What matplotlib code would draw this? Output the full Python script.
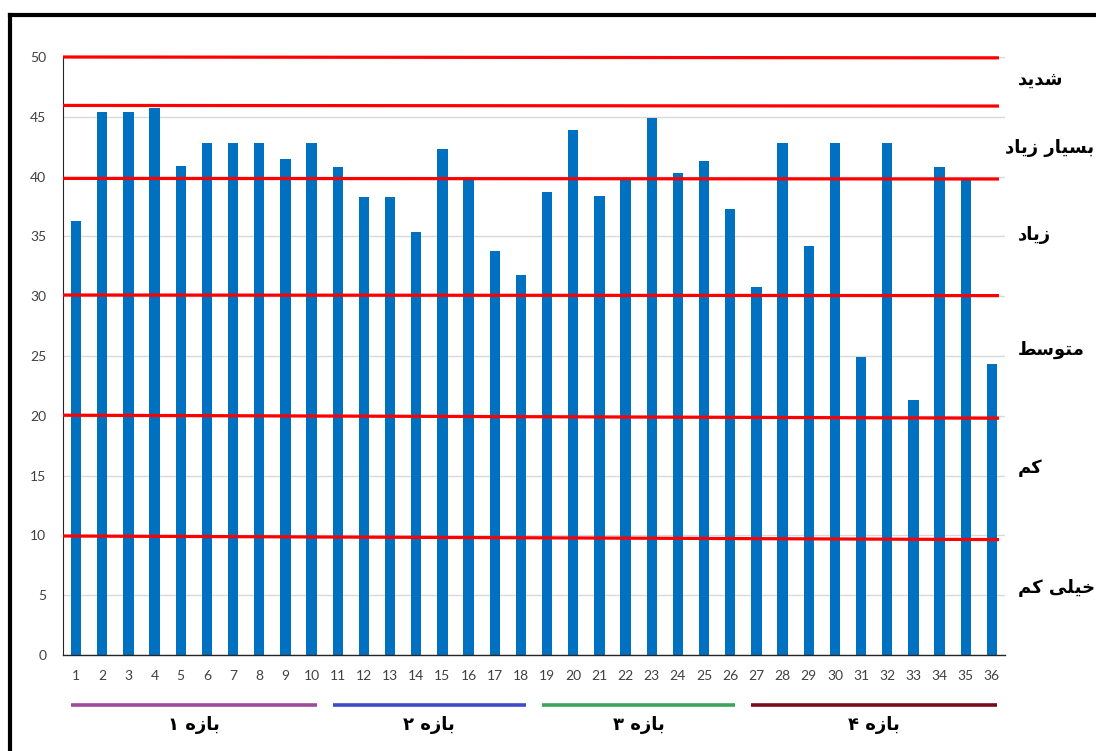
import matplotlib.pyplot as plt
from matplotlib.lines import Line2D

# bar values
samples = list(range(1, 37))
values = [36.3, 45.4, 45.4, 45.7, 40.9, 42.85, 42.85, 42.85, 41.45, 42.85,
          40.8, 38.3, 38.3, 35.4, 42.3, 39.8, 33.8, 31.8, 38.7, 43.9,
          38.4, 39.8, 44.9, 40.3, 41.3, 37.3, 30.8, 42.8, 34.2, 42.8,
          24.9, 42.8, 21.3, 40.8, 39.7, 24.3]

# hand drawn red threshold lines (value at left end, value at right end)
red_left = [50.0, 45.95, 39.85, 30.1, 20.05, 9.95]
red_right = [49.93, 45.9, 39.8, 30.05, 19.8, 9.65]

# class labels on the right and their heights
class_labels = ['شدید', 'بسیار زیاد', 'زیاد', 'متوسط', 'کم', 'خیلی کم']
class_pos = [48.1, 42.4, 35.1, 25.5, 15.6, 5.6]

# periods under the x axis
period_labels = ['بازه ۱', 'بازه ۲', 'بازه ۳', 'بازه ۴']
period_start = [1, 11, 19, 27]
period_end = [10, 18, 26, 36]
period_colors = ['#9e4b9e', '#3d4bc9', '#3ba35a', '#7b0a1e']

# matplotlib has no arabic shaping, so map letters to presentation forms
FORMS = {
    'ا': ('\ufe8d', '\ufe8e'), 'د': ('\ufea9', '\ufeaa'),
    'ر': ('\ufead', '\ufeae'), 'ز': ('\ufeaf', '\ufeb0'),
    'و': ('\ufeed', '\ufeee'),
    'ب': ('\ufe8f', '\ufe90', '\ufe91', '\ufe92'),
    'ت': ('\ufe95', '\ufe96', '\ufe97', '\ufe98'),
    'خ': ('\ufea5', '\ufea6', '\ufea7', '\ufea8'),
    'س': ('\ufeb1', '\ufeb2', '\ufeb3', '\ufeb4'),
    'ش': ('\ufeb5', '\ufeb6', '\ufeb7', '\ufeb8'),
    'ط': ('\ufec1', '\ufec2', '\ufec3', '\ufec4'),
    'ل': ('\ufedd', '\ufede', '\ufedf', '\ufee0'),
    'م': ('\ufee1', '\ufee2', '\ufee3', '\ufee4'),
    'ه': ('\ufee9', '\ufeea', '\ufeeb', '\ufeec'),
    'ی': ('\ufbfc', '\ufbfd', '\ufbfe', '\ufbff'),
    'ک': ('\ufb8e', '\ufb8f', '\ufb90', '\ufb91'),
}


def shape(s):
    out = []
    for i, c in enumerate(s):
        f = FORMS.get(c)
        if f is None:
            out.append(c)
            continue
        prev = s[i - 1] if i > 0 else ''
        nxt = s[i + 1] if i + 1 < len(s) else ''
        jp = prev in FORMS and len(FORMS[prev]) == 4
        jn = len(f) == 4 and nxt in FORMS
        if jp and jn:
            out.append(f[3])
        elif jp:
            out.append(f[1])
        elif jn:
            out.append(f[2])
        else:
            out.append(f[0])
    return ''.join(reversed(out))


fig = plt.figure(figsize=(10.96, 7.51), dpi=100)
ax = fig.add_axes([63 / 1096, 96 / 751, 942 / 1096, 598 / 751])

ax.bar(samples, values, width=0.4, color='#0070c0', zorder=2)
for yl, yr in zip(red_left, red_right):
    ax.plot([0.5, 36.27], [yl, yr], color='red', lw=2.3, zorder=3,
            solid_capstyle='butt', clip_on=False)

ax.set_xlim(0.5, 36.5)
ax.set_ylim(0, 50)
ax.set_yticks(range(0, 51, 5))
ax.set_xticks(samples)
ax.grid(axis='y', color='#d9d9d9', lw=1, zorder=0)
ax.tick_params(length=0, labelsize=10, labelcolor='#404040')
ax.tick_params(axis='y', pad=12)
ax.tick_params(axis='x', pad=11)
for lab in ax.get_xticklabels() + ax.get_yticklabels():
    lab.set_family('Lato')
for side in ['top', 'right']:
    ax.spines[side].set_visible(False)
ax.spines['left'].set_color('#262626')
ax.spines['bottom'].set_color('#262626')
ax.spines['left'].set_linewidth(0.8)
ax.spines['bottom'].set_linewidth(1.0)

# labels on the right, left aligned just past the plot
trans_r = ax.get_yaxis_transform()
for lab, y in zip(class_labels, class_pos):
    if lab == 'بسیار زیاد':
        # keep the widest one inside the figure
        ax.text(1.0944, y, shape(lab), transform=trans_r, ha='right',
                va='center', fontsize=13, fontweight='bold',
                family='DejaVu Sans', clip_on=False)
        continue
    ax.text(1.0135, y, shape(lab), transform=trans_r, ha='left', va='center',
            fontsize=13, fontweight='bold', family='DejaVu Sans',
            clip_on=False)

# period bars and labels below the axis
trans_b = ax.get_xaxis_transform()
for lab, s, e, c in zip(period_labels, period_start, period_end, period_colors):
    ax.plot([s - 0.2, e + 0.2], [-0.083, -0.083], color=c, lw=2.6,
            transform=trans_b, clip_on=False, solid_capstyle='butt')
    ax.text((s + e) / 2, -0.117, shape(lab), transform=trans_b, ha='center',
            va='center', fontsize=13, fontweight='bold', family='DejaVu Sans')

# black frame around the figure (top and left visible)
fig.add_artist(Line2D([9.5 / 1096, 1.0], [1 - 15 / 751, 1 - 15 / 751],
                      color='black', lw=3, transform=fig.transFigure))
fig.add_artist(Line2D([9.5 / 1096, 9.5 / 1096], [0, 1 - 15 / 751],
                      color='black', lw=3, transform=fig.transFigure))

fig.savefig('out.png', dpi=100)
====
GIVEN PROBLEM
Extract the full listing exactly, with the pictures left out.

RESULT OF THIS TASK
What matplotlib code would draw this? Output the full Python script.
import matplotlib.pyplot as plt
from matplotlib.lines import Line2D

# bar values
samples = list(range(1, 37))
values = [36.3, 45.4, 45.4, 45.7, 40.9, 42.85, 42.85, 42.85, 41.45, 42.85,
          40.8, 38.3, 38.3, 35.4, 42.3, 39.8, 33.8, 31.8, 38.7, 43.9,
          38.4, 39.8, 44.9, 40.3, 41.3, 37.3, 30.8, 42.8, 34.2, 42.8,
          24.9, 42.8, 21.3, 40.8, 39.7, 24.3]

# hand drawn red threshold lines (value at left end, value at right end)
red_left = [50.0, 45.95, 39.85, 30.1, 20.05, 9.95]
red_right = [49.93, 45.9, 39.8, 30.05, 19.8, 9.65]

# class labels on the right and their heights
class_labels = ['شدید', 'بسیار زیاد', 'زیاد', 'متوسط', 'کم', 'خیلی کم']
class_pos = [48.1, 42.4, 35.1, 25.5, 15.6, 5.6]

# periods under the x axis
period_labels = ['بازه ۱', 'بازه ۲', 'بازه ۳', 'بازه ۴']
period_start = [1, 11, 19, 27]
period_end = [10, 18, 26, 36]
period_colors = ['#9e4b9e', '#3d4bc9', '#3ba35a', '#7b0a1e']

# matplotlib has no arabic shaping, so map letters to presentation forms
FORMS = {
    'ا': ('\ufe8d', '\ufe8e'), 'د': ('\ufea9', '\ufeaa'),
    'ر': ('\ufead', '\ufeae'), 'ز': ('\ufeaf', '\ufeb0'),
    'و': ('\ufeed', '\ufeee'),
    'ب': ('\ufe8f', '\ufe90', '\ufe91', '\ufe92'),
    'ت': ('\ufe95', '\ufe96', '\ufe97', '\ufe98'),
    'خ': ('\ufea5', '\ufea6', '\ufea7', '\ufea8'),
    'س': ('\ufeb1', '\ufeb2', '\ufeb3', '\ufeb4'),
    'ش': ('\ufeb5', '\ufeb6', '\ufeb7', '\ufeb8'),
    'ط': ('\ufec1', '\ufec2', '\ufec3', '\ufec4'),
    'ل': ('\ufedd', '\ufede', '\ufedf', '\ufee0'),
    'م': ('\ufee1', '\ufee2', '\ufee3', '\ufee4'),
    'ه': ('\ufee9', '\ufeea', '\ufeeb', '\ufeec'),
    'ی': ('\ufbfc', '\ufbfd', '\ufbfe', '\ufbff'),
    'ک': ('\ufb8e', '\ufb8f', '\ufb90', '\ufb91'),
}


def shape(s):
    out = []
    for i, c in enumerate(s):
        f = FORMS.get(c)
        if f is None:
            out.append(c)
            continue
        prev = s[i - 1] if i > 0 else ''
        nxt = s[i + 1] if i + 1 < len(s) else ''
        jp = prev in FORMS and len(FORMS[prev]) == 4
        jn = len(f) == 4 and nxt in FORMS
        if jp and jn:
            out.append(f[3])
        elif jp:
            out.append(f[1])
        elif jn:
            out.append(f[2])
        else:
            out.append(f[0])
    return ''.join(reversed(out))


fig = plt.figure(figsize=(10.96, 7.51), dpi=100)
ax = fig.add_axes([63 / 1096, 96 / 751, 942 / 1096, 598 / 751])

ax.bar(samples, values, width=0.4, color='#0070c0', zorder=2)
for yl, yr in zip(red_left, red_right):
    ax.plot([0.5, 36.27], [yl, yr], color='red', lw=2.3, zorder=3,
            solid_capstyle='butt', clip_on=False)

ax.set_xlim(0.5, 36.5)
ax.set_ylim(0, 50)
ax.set_yticks(range(0, 51, 5))
ax.set_xticks(samples)
ax.grid(axis='y', color='#d9d9d9', lw=1, zorder=0)
ax.tick_params(length=0, labelsize=10, labelcolor='#404040')
ax.tick_params(axis='y', pad=12)
ax.tick_params(axis='x', pad=11)
for lab in ax.get_xticklabels() + ax.get_yticklabels():
    lab.set_family('Lato')
for side in ['top', 'right']:
    ax.spines[side].set_visible(False)
ax.spines['left'].set_color('#262626')
ax.spines['bottom'].set_color('#262626')
ax.spines['left'].set_linewidth(0.8)
ax.spines['bottom'].set_linewidth(1.0)

# labels on the right, left aligned just past the plot
trans_r = ax.get_yaxis_transform()
for lab, y in zip(class_labels, class_pos):
    if lab == 'بسیار زیاد':
        # keep the widest one inside the figure
        ax.text(1.0944, y, shape(lab), transform=trans_r, ha='right',
                va='center', fontsize=13, fontweight='bold',
                family='DejaVu Sans', clip_on=False)
        continue
    ax.text(1.0135, y, shape(lab), transform=trans_r, ha='left', va='center',
            fontsize=13, fontweight='bold', family='DejaVu Sans',
            clip_on=False)

# period bars and labels below the axis
trans_b = ax.get_xaxis_transform()
for lab, s, e, c in zip(period_labels, period_start, period_end, period_colors):
    ax.plot([s - 0.2, e + 0.2], [-0.083, -0.083], color=c, lw=2.6,
            transform=trans_b, clip_on=False, solid_capstyle='butt')
    ax.text((s + e) / 2, -0.117, shape(lab), transform=trans_b, ha='center',
            va='center', fontsize=13, fontweight='bold', family='DejaVu Sans')

# black frame around the figure (top and left visible)
fig.add_artist(Line2D([9.5 / 1096, 1.0], [1 - 15 / 751, 1 - 15 / 751],
                      color='black', lw=3, transform=fig.transFigure))
fig.add_artist(Line2D([9.5 / 1096, 9.5 / 1096], [0, 1 - 15 / 751],
                      color='black', lw=3, transform=fig.transFigure))

fig.savefig('out.png', dpi=100)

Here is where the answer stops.